Hi Mike,
Just my thoughts, but if you were to level the machine to the base via leveling bolts it would eliminate fiddling with shims making it quicker to dial in as well as making fine adjustments later.
The leveling castors would be used to make up for an uneven floor providing a solid mount. If you think of a lathe aboard a ship that pitches and rolls underway, so long as the bed twist is neutral the machine doesn't care and cuts correctly. Instead of drilling /tapping into the .250" wall (too thin for threading), you could turn threaded bushing that are shouldered to sit in a drilled hole and weld them a bit to simply to hold them from turning while adjusting the nuts.
Something like 1"diameter on the large end turned down to say .875" with a .250" thick shoulder. (these dimension depend on the size of threaded rod/bolt you would use.
Something along these lines but with the longer threaded portion inside the tubing:
View attachment 247369
Not much weld needed as its only prevents the threaded bushing from turning.
Keep the top portion thinner and more of the threaded portion inside the tube.
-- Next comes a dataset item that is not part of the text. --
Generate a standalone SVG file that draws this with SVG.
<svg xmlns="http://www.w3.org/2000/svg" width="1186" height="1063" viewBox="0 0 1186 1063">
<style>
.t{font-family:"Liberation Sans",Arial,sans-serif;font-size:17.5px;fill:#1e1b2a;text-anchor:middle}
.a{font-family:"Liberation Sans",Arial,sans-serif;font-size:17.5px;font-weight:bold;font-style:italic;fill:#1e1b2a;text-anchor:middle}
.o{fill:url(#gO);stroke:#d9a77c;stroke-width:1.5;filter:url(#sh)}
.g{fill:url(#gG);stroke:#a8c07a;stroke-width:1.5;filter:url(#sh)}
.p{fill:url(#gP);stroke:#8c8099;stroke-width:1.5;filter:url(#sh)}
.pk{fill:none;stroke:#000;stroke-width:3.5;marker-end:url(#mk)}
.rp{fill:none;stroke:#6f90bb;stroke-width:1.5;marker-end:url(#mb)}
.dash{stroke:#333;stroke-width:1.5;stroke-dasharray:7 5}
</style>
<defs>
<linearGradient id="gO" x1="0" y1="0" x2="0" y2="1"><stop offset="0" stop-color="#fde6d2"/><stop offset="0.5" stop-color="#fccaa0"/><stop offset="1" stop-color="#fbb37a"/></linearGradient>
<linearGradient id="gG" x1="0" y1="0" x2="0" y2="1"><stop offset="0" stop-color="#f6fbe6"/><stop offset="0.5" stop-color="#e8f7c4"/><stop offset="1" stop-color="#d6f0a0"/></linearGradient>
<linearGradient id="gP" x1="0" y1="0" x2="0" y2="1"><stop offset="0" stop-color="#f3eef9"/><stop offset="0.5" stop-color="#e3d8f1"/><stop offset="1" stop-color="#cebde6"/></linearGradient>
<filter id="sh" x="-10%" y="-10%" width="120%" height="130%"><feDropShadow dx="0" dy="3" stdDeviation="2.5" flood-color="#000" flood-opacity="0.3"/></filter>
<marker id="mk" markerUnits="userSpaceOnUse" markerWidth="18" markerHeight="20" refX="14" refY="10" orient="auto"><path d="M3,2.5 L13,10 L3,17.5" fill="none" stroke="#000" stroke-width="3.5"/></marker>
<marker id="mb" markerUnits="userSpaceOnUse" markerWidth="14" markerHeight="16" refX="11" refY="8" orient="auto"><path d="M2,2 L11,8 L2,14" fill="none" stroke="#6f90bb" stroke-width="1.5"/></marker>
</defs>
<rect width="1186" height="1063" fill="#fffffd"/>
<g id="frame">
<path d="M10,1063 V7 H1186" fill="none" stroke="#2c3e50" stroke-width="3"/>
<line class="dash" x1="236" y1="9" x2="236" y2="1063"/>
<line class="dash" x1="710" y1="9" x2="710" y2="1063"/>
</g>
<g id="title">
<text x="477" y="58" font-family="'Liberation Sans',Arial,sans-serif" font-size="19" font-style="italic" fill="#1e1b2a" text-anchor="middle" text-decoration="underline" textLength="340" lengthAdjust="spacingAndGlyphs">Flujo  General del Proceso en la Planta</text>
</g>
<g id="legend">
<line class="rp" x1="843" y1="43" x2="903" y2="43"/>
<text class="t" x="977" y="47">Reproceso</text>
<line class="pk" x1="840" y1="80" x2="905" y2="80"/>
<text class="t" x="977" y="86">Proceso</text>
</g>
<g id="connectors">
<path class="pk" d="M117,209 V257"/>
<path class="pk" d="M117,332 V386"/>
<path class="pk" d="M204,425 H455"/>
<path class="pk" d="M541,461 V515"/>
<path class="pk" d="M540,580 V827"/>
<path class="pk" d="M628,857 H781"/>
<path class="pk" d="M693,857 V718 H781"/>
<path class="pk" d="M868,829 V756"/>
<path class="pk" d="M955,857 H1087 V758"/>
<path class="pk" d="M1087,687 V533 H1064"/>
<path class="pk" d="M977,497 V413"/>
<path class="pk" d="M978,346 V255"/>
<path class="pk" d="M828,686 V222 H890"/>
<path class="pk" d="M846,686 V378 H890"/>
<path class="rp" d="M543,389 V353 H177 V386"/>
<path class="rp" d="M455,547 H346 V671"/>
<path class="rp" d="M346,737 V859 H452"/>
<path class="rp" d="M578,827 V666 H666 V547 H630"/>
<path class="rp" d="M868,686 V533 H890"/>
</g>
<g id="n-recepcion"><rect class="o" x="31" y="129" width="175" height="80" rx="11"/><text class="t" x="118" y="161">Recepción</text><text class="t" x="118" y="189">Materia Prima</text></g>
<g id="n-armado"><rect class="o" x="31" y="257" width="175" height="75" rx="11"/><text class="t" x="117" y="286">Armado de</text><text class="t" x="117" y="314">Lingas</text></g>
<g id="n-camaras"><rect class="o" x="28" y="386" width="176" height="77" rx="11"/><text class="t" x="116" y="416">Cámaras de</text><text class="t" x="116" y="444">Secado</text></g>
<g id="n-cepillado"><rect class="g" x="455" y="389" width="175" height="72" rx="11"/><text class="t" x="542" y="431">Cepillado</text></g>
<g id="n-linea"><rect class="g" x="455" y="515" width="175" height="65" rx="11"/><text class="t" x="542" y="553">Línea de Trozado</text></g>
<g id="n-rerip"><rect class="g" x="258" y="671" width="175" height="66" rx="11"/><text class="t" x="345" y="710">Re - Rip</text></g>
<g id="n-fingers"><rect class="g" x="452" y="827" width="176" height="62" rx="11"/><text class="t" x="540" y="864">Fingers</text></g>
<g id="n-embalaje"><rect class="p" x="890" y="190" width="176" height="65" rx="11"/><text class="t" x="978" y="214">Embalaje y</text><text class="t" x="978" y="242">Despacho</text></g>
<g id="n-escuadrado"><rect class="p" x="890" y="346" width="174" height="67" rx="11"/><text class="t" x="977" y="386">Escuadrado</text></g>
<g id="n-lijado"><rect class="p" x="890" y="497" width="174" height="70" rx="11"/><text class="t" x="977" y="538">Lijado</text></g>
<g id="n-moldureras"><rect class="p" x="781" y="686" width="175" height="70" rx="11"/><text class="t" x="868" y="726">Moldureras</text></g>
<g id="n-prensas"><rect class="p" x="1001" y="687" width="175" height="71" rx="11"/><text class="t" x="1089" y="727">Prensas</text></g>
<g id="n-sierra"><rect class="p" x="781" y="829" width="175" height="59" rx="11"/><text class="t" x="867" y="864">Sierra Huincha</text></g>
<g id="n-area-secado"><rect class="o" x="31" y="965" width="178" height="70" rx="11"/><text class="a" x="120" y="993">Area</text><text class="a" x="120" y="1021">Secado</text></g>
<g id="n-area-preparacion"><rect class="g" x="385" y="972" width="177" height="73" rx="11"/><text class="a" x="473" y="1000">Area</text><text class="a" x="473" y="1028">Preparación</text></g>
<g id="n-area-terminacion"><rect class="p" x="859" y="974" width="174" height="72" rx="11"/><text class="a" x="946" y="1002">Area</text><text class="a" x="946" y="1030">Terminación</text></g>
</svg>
In this application, we needed clearance on the underside so the opposite was done, but you get the picture.
View attachment 247370
So think of this as a cutaway and upside down to what you would require. Remember to keep the shoulder thickness to a minimum so you don't keep adding hight to your machine. Once level, you jamb nut to the bushing, jamb nut under the lathe and secure your machine to the threaded stud.
View attachment 247371
Man, I hope I didn't confuse you. If you need a sketch, I'm happy to draw one up and include a photo for clarification but let me know what size rod/bolt you will use if you want to pursue this application. Skip the shims brah.